Memphis Conference Sets New Standards for Excellence
“ONE OF THE BEST YET,” was the consensus of opinion following conclusion of the recent 90th Annual Conference of the International Association of Fire Chiefs at Memphis, Tenn. Beginning with the Second Annual Institute in Fire Administration held October 25 through 27 with 290 registrants, through the conference itself, October 28-31, with 3,000 in attendance, the meeting was a huge success.
Smoothing the path and providing assistance at every turn with seasoned competence were the Memphis fire fighters. Their skill in meeting the needs of the conference as well as individuals resulted in a resolution of thanks from the assembly.
As usual the exhibits were the “hit” of the conference. The largest show of apparatus and equipment in the history of the Association, they were heavily attended and the subject of much comment. On Tuesday afternoon, October 29, outdoor demonstrations, at the Memphis Training Center, of new nozzles, high-expansion foam generators, aerial ladders and crash trucks drew several thousand interested observers.
The business sessions were fastpaced and two workshops, one for volunteer and the other for paid chiefs were heavily attended.
Resolutions passed by the chiefs included a protest against the role of fire fighter as policemen during riots and mob demonstrations. The resolution pointed out that the fire service is trained to protect lives and property from fire, not to halt mob action by the use of high-pressure streams of water, and it urged its members to “publicly resist this type of action.”
The members also strongly condemned attempts to consolidate fire and police departments of municipalities, a reiteration of a long-time stand. “A trend toward consolidation exists which brings an inevitable reduction in the efficiency of the fire service through dangerous delays in making the initial attack against a fire and the use of inadequately trained personnel drafted from the police ranks,” the resolution stated.
Another resolution called on the members to appoint a committee to investigate the possibility of obtaining Federal funds for a research proj’ect dealing with smoke-detecting devices and long-use breathing apparatus.

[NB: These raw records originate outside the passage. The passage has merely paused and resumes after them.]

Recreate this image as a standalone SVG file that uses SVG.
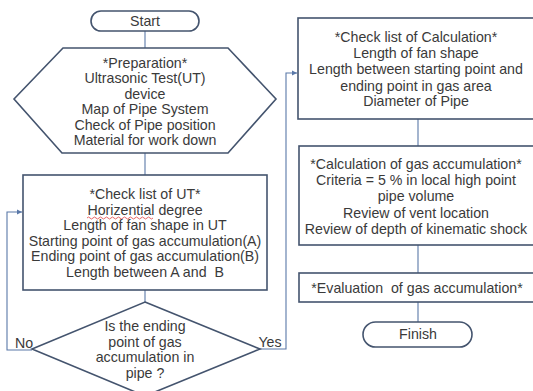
<svg xmlns="http://www.w3.org/2000/svg" width="533" height="391" viewBox="0 0 533 391">
<defs>
<style>
.node{fill:#ffffff;stroke:#44546e;stroke-width:1.6}
.conn{fill:none;stroke:#5a78a8;stroke-width:1.1}
text{font-family:"Liberation Sans",Arial,sans-serif;font-size:14.2px;fill:#3a3a3a;text-anchor:middle}
</style>
<marker id="arr" markerWidth="6" markerHeight="6" refX="5" refY="3" orient="auto" markerUnits="userSpaceOnUse">
<path d="M0,0.5 L5,3 L0,5.5 z" fill="#5a78a8"/>
</marker>
</defs>
<rect width="533" height="391" fill="#ffffff"/>
<g id="connectors">
<line class="conn" x1="145" y1="31" x2="145" y2="48"/>
<line class="conn" x1="145" y1="153" x2="145" y2="175"/>
<line class="conn" x1="145" y1="290" x2="145" y2="302"/>
<polyline class="conn" points="32,350 7,350 7,212 22,212" marker-end="url(#arr)"/>
<polyline class="conn" points="260,349 286,349 286,73 297,73" marker-end="url(#arr)"/>
<line class="conn" x1="418" y1="119" x2="418" y2="146"/>
<line class="conn" x1="418" y1="245" x2="418" y2="273"/>
<line class="conn" x1="418" y1="302" x2="418" y2="322"/>
<text x="24" y="348">No</text>
<text x="270" y="347">Yes</text>
</g>
<g id="start">
<rect class="node" x="91" y="11" width="108" height="20" rx="10" ry="10"/>
<text x="145" y="26">Start</text>
</g>
<g id="preparation">
<polygon class="node" points="63,48 228,48 276,99 228,153 62,153 14,99"/>
<text x="145" y="68">*Preparation*</text>
<text x="145" y="83.4">Ultrasonic Test(UT)</text>
<text x="145" y="98.8">device</text>
<text x="145" y="114.2">Map of Pipe System</text>
<text x="145" y="129.6">Check of Pipe position</text>
<text x="145" y="145">Material for work down</text>
</g>
<g id="checklist-ut">
<rect class="node" x="23" y="175" width="244" height="115"/>
<text x="145" y="199">*Check list of UT*</text>
<text x="145" y="214.6">Horizential degree</text>
<path d="M87,218 q1.5,-2 3,0 t3,0 t3,0 t3,0 t3,0 t3,0 t3,0 t3,0 t3,0 t3,0 t3,0 t3,0 t3,0 t3,0 t3,0 t3,0 t3,0 t3,0 t3,0 t3,0 t3,0 t3,0" fill="none" stroke="#e04040" stroke-width="0.8"/>
<text x="145" y="230.2">Length of fan shape in UT</text>
<text x="145" y="245.8">Starting point of gas accumulation(A)</text>
<text x="145" y="261.4">Ending point of gas accumulation(B)</text>
<text x="145" y="277">Length between A and&#160; B</text>
</g>
<g id="decision">
<polygon class="node" points="145,302 260,349 145,396 32,349"/>
<text x="145" y="331">Is the ending</text>
<text x="145" y="346.5">point of gas</text>
<text x="145" y="362">accumulation in</text>
<text x="145" y="377.5">pipe ?</text>
</g>
<g id="checklist-calc">
<rect class="node" x="298" y="18" width="245" height="101"/>
<text x="416" y="42">*Check list of Calculation*</text>
<text x="416" y="58.2">Length of fan shape</text>
<text x="416" y="74.4">Length between starting point and</text>
<text x="416" y="90.6">ending point in gas area</text>
<text x="416" y="106">Diameter of Pipe</text>
</g>
<g id="calculation">
<rect class="node" x="299" y="146" width="245" height="99"/>
<text x="416" y="169">*Calculation of gas accumulation*</text>
<text x="416" y="185.2">Criteria = 5 % in local high point</text>
<text x="416" y="201.4">pipe volume</text>
<text x="416" y="217.6">Review of vent location</text>
<text x="416" y="234">Review of depth of kinematic shock</text>
</g>
<g id="evaluation">
<rect class="node" x="299" y="273" width="245" height="29"/>
<text x="417" y="293">*Evaluation&#160; of gas accumulation*</text>
</g>
<g id="finish">
<rect class="node" x="363" y="322" width="109" height="25" rx="12.5" ry="12.5"/>
<text x="418" y="339">Finish</text>
</g>
</svg>
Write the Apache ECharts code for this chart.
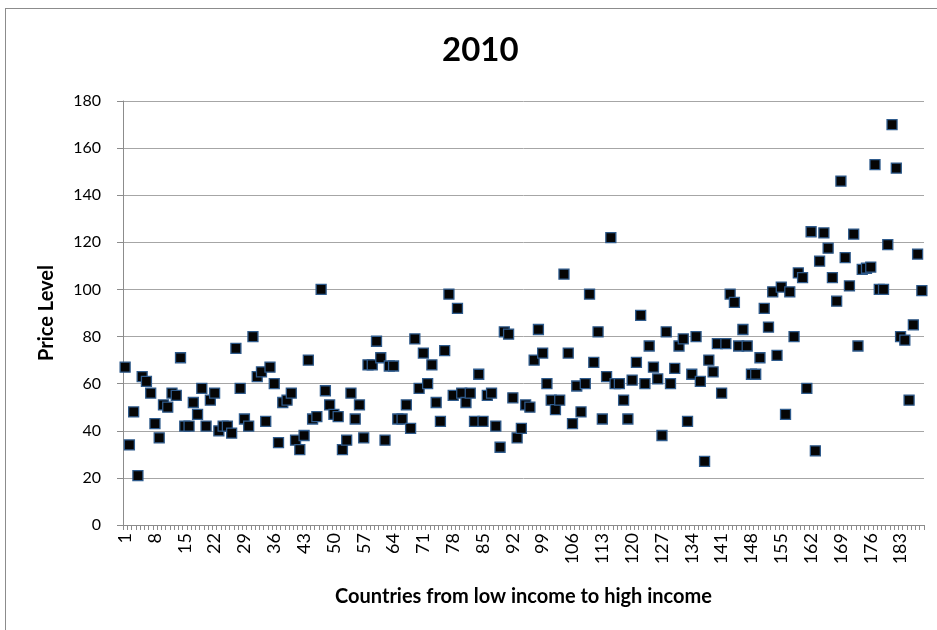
<!DOCTYPE html>
<html>
<head>
<meta charset="utf-8">
<script src="https://cdn.jsdelivr.net/npm/echarts@6/dist/echarts.min.js"></script>
<style>
  html, body { margin: 0; padding: 0; background: #fff; overflow: hidden; }
  #frame { position: absolute; left: 5px; top: 8px; width: 1000px; height: 700px; border: 1px solid #8c8c8c; }
  #chart { position: absolute; left: 0; top: 0; width: 937px; height: 630px; }
</style>
</head>
<body>
<div id="frame"></div>
<div id="chart"></div>
<script>
// price level per country, ordered from low income to high income
const priceLevel = [
  67, 34, 48, 21, 63, 61, 56, 43, 37, 51,
  50, 56, 55, 71, 42, 42, 52, 47, 58, 42,
  53, 56, 40, 42, 42, 39, 75, 58, 45, 42,
  80, 63, 65, 44, 67, 60, 35, 52, 53, 56,
  36, 32, 38, 70, 45, 46, 100, 57, 51, 47,
  46, 32, 36, 56, 45, 51, 37, 68, 68, 78,
  71, 36, 67.5, 67.5, 45, 45, 51, 41, 79, 58,
  73, 60, 68, 52, 44, 74, 98, 55, 92, 56,
  52, 56, 44, 64, 44, 55, 56, 42, 33, 82,
  81, 54, 37, 41, 51, 50, 70, 83, 73, 60,
  53, 49, 53, 106.5, 73, 43, 59, 48, 60, 98,
  69, 82, 45, 63, 122, 60, 60, 53, 45, 61.5,
  69, 89, 60, 76, 67, 62, 38, 82, 60, 66.5,
  76, 79, 44, 64, 80, 61, 27, 70, 65, 77,
  56, 77, 98, 94.5, 76, 83, 76, 64, 64, 71,
  92, 84, 99, 72, 101, 47, 99, 80, 107, 105,
  58, 124.5, 31.5, 112, 124, 117.5, 105, 95, 146, 113.5,
  101.5, 123.5, 76, 108.5, 109, 109.5, 153, 100, 100, 119,
  170, 151.5, 80, 78.5, 53, 85, 115, 99.5
];
const countries = priceLevel.map((v, i) => String(i + 1));

const titleText = '2010';
const xName = 'Countries from low income to high income';
const yName = 'Price Level';

const font = 'Lato, "Open Sans", sans-serif';

const chart = echarts.init(document.getElementById('chart'));
chart.setOption({
  animation: false,
  title: {
    text: titleText,
    left: 437,
    top: 29,
    textStyle: { fontFamily: font, fontSize: 33, fontWeight: 'bold', color: '#000' }
  },
  grid: { left: 123, right: 13, top: 101, bottom: 105 },
  xAxis: {
    type: 'category',
    data: countries,
    boundaryGap: true,
    name: xName,
    nameLocation: 'middle',
    nameGap: 62,
    nameTextStyle: { fontFamily: font, fontSize: 20, fontWeight: 'bold', color: '#000' },
    axisLine: { lineStyle: { color: '#8c8c8c' } },
    axisTick: { show: true, interval: 0, length: 5, lineStyle: { color: '#8c8c8c' } },
    axisLabel: {
      interval: 6,
      rotate: 90,
      margin: 8,
      fontFamily: font,
      fontSize: 18,
      color: '#000'
    },
    splitLine: { show: false }
  },
  yAxis: {
    type: 'value',
    min: 0,
    max: 180,
    interval: 20,
    name: yName,
    nameLocation: 'middle',
    nameGap: 66,
    nameTextStyle: { fontFamily: font, fontSize: 20, fontWeight: 'bold', color: '#000' },
    axisLine: { show: true, lineStyle: { color: '#8c8c8c' } },
    axisTick: { show: true, length: 6, lineStyle: { color: '#8c8c8c' } },
    axisLabel: { margin: 22, fontFamily: font, fontSize: 16, color: '#000' },
    splitLine: { lineStyle: { color: '#a6a6a6', width: 1 } }
  },
  series: [{
    type: 'scatter',
    data: priceLevel,
    symbol: 'rect',
    symbolSize: 10,
    itemStyle: { color: '#050505', borderColor: '#2f5b8c', borderWidth: 1.3, opacity: 1 }
  }]
});
</script>
</body>
</html>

Because of the deep concern of many fire chiefs that toxic-type fire extinguishers are dangerous to the health, safety and welfare of citizens as well as fire fighters, the members voted to request state and local officials to discontinue the listing and approval of fire extinguishers using carbon tetrachloride or similar chemicals of a toxic nature.
The members agreed that dual employment is both an economical and a local administration problem and, therefore, they are not in a position to recommend policy. However, they called on each chief official to review this condition within his department.
With reference to training, it was pointed out that the death and injury rate in the fire service is increasing each year and exerting a serious drain on the tax dollar. Because of this, members urged continued efforts to expand training programs and to develop, wherever possible, operating procedures which will decrease the risk of in-service deaths and injuries.
Members voted approval of an official visor insignia for senior American fire chiefs, who hold the office of chief of department or who wear fivetrumpet insignia.
The authorizing resolution pointed out that more and more chiefs are wearing gold embroidery on the visors of their caps, usually a design prescribed for senior officers in the Army and Navy and did not connote, as does other fire service insignia, that it belonged specifically to the fire service.
For this reason, a new design of visor embroidery was created by Chief Donald Holbrook, Meadowood County Area Fire Department, N. H. It is a mixture of gold and scarlet thread, outlined to resemble flame, and has been copyrighted and restricted to the American fire service.
Chief Holbrook has agreed to hold the copyright in his name for the benefit and protection of the fire service, and further, has agreed to make available to any cap manufacturer the specifications and design as approved at no personal profit.
The only election contest was for second vice president. Following his elevation, Chief Adrian Meyers, Grand Rapids, Mich., thanked the members for their support and pledged his efforts to forward the work of the Association. He then displayed excellent sportsmanship by calling his defeated opponent, Chief Lester Schick, Davenport, Iowa, to the podium where he congratulated him for his clean, hard fight for the post.
Committee chairmen appointed
At the annual banquet, Chief Raul Gandara’s first act as president was to appoint the chairmen of several IAFC committees. They are as follows: Program: Chief Matthew Jimenez, Hayward, Calif.
Membership: Chief Adrian J. Meyers, Grand Rapids, Mich.
Volunteers: Chief David B. Gratz, Silver Spring, Md.
Fire Research: Chief Keith Klinger, Los Angeles County, Calif.
Memphis F. D. photos
Fire-Police Relations: Chief R. F. Swanborough, Hamilton, Ont., first vice president
Constitution: Chief William L. Miller, Los Angeles, Calif.
Fire Prevention: Jay W. Stevens, Orinda, Calif.
Home Alarms: Roi B. Woolley, San Diego, Calif.
President’s Advisory: Fred Fischl, BiLateral Fire Hose Co.; Hugh Walker, American LaFrance; Mrs. Grade Clark, The Circul-Air Corp.
The 91st Annual Conference is scheduled for Houston, Tex., October 18-23, 1964.